**SOURCE DATA**
----

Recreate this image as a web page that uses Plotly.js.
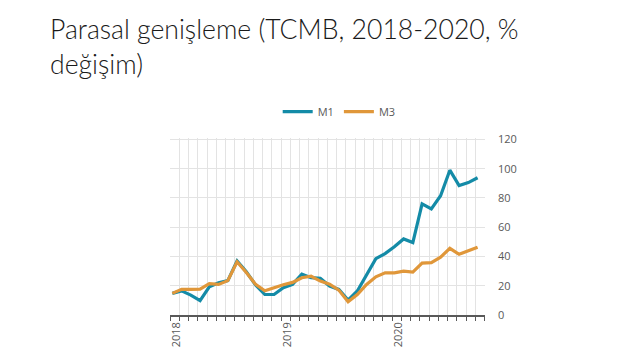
<!DOCTYPE html>
<html>
<head>
<meta charset="utf-8">
<script src="https://cdn.plot.ly/plotly-3.0.1.min.js"></script>
<style>html,body{margin:0;padding:0;background:#fff;}#chart{width:640px;height:360px;}</style>
</head>
<body>
<div id="chart"></div>
<script>
// Monthly, Jan 2018 - Oct 2020
const months = ["2018-01","2018-02","2018-03","2018-04","2018-05","2018-06","2018-07","2018-08","2018-09","2018-10","2018-11","2018-12",
"2019-01","2019-02","2019-03","2019-04","2019-05","2019-06","2019-07","2019-08","2019-09","2019-10","2019-11","2019-12",
"2020-01","2020-02","2020-03","2020-04","2020-05","2020-06","2020-07","2020-08","2020-09","2020-10"];
const m1 = [14.8,16.5,13.6,9.8,19.3,22.0,23.5,37.0,29.5,20.5,14.0,14.0,18.6,20.9,28.0,25.5,25.0,19.8,17.5,10.2,16.4,28.0,38.5,42.0,46.6,52.0,49.5,76.0,72.5,81.5,99.0,88.5,90.5,93.8];
const m3 = [14.8,17.5,17.5,17.7,21.4,20.9,23.5,36.4,29.1,20.9,16.6,18.9,20.7,22.3,25.5,26.5,23.2,21.1,17.0,9.0,14.0,20.9,26.1,28.8,28.8,30.0,29.3,35.5,35.8,39.5,45.6,41.5,44.0,46.3];
const yTicks = [0,20,40,60,80,100,120];
const yearLabels = ["2018","2019","2020"];
const titleText = "Parasal genişleme (TCMB, 2018-2020, %<br>değişim)";

const xIdx = months.map((_, i) => i);
const gridVals = months.map((_, i) => i - 0.25).concat([months.length - 0.25]);
const labelVals = yearLabels.map(y => months.indexOf(y + "-01") + 0.4);

const traces = [
  {x: xIdx, y: m1, name: "M1", type: "scatter", mode: "lines", line: {color: "#148BA7", width: 3.2}},
  {x: xIdx, y: m3, name: "M3", type: "scatter", mode: "lines", line: {color: "#E0973A", width: 3.2}},
  {x: [0], y: [null], xaxis: "x2", showlegend: false, hoverinfo: "skip", mode: "lines"}
];

const layout = {
  width: 640, height: 360,
  paper_bgcolor: "#fff", plot_bgcolor: "#fff",
  margin: {l: 170, r: 155, t: 138, b: 45},
  font: {family: "Open Sans, sans-serif", color: "#595959", size: 11},
  annotations: [{
    text: titleText, showarrow: false, align: "left",
    xref: "paper", yref: "paper", x: -0.387, xanchor: "left", y: 1.715, yanchor: "top",
    font: {family: "Lato, Open Sans, sans-serif", size: 26.6, color: "#1a1a1a", weight: 300}
  }],
  showlegend: true,
  legend: {orientation: "h", x: 0.53, xanchor: "center", xref: "container", y: 0.69, yref: "container", yanchor: "middle",
    font: {size: 11, color: "#595959"}, itemwidth: 30},
  xaxis: {
    range: [-0.25, months.length - 0.25 + 0.05],
    tickmode: "array", tickvals: gridVals, ticktext: gridVals.map(() => ""),
    showgrid: true, gridcolor: "#e3e3e3", gridwidth: 1,
    ticks: "outside", ticklen: 4, tickcolor: "#595959", tickwidth: 1,
    showline: true, linecolor: "#595959", linewidth: 1.5,
    zeroline: false, fixedrange: true
  },
  xaxis2: {
    overlaying: "x", matches: "x", range: [-0.25, months.length - 0.25 + 0.05],
    tickmode: "array", tickvals: labelVals, ticktext: yearLabels,
    tickangle: -90, showgrid: false, ticks: "", showline: false, zeroline: false,
    side: "bottom", anchor: "y", tickfont: {size: 11, color: "#595959"}, ticklabelstandoff: 4
  },
  yaxis: {
    range: [0, 121], side: "right",
    tickmode: "array", tickvals: yTicks,
    showgrid: true, gridcolor: "#e3e3e3", gridwidth: 1,
    zeroline: false, showline: false, ticks: "",
    ticklabelstandoff: 12, tickfont: {size: 11, color: "#595959"}
  }
};

Plotly.newPlot("chart", traces, layout, {displayModeBar: false, staticPlot: true});
</script>
</body>
</html>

----

Working from the lines above, reproduce the material exactly and exclude its pictures.

**RESULT FOR THIS EXERCISE**
Recreate this image as a web page that uses Plotly.js.
<!DOCTYPE html>
<html>
<head>
<meta charset="utf-8">
<script src="https://cdn.plot.ly/plotly-3.0.1.min.js"></script>
<style>html,body{margin:0;padding:0;background:#fff;}#chart{width:640px;height:360px;}</style>
</head>
<body>
<div id="chart"></div>
<script>
// Monthly, Jan 2018 - Oct 2020
const months = ["2018-01","2018-02","2018-03","2018-04","2018-05","2018-06","2018-07","2018-08","2018-09","2018-10","2018-11","2018-12",
"2019-01","2019-02","2019-03","2019-04","2019-05","2019-06","2019-07","2019-08","2019-09","2019-10","2019-11","2019-12",
"2020-01","2020-02","2020-03","2020-04","2020-05","2020-06","2020-07","2020-08","2020-09","2020-10"];
const m1 = [14.8,16.5,13.6,9.8,19.3,22.0,23.5,37.0,29.5,20.5,14.0,14.0,18.6,20.9,28.0,25.5,25.0,19.8,17.5,10.2,16.4,28.0,38.5,42.0,46.6,52.0,49.5,76.0,72.5,81.5,99.0,88.5,90.5,93.8];
const m3 = [14.8,17.5,17.5,17.7,21.4,20.9,23.5,36.4,29.1,20.9,16.6,18.9,20.7,22.3,25.5,26.5,23.2,21.1,17.0,9.0,14.0,20.9,26.1,28.8,28.8,30.0,29.3,35.5,35.8,39.5,45.6,41.5,44.0,46.3];
const yTicks = [0,20,40,60,80,100,120];
const yearLabels = ["2018","2019","2020"];
const titleText = "Parasal genişleme (TCMB, 2018-2020, %<br>değişim)";

const xIdx = months.map((_, i) => i);
const gridVals = months.map((_, i) => i - 0.25).concat([months.length - 0.25]);
const labelVals = yearLabels.map(y => months.indexOf(y + "-01") + 0.4);

const traces = [
  {x: xIdx, y: m1, name: "M1", type: "scatter", mode: "lines", line: {color: "#148BA7", width: 3.2}},
  {x: xIdx, y: m3, name: "M3", type: "scatter", mode: "lines", line: {color: "#E0973A", width: 3.2}},
  {x: [0], y: [null], xaxis: "x2", showlegend: false, hoverinfo: "skip", mode: "lines"}
];

const layout = {
  width: 640, height: 360,
  paper_bgcolor: "#fff", plot_bgcolor: "#fff",
  margin: {l: 170, r: 155, t: 138, b: 45},
  font: {family: "Open Sans, sans-serif", color: "#595959", size: 11},
  annotations: [{
    text: titleText, showarrow: false, align: "left",
    xref: "paper", yref: "paper", x: -0.387, xanchor: "left", y: 1.715, yanchor: "top",
    font: {family: "Lato, Open Sans, sans-serif", size: 26.6, color: "#1a1a1a", weight: 300}
  }],
  showlegend: true,
  legend: {orientation: "h", x: 0.53, xanchor: "center", xref: "container", y: 0.69, yref: "container", yanchor: "middle",
    font: {size: 11, color: "#595959"}, itemwidth: 30},
  xaxis: {
    range: [-0.25, months.length - 0.25 + 0.05],
    tickmode: "array", tickvals: gridVals, ticktext: gridVals.map(() => ""),
    showgrid: true, gridcolor: "#e3e3e3", gridwidth: 1,
    ticks: "outside", ticklen: 4, tickcolor: "#595959", tickwidth: 1,
    showline: true, linecolor: "#595959", linewidth: 1.5,
    zeroline: false, fixedrange: true
  },
  xaxis2: {
    overlaying: "x", matches: "x", range: [-0.25, months.length - 0.25 + 0.05],
    tickmode: "array", tickvals: labelVals, ticktext: yearLabels,
    tickangle: -90, showgrid: false, ticks: "", showline: false, zeroline: false,
    side: "bottom", anchor: "y", tickfont: {size: 11, color: "#595959"}, ticklabelstandoff: 4
  },
  yaxis: {
    range: [0, 121], side: "right",
    tickmode: "array", tickvals: yTicks,
    showgrid: true, gridcolor: "#e3e3e3", gridwidth: 1,
    zeroline: false, showline: false, ticks: "",
    ticklabelstandoff: 12, tickfont: {size: 11, color: "#595959"}
  }
};

Plotly.newPlot("chart", traces, layout, {displayModeBar: false, staticPlot: true});
</script>
</body>
</html>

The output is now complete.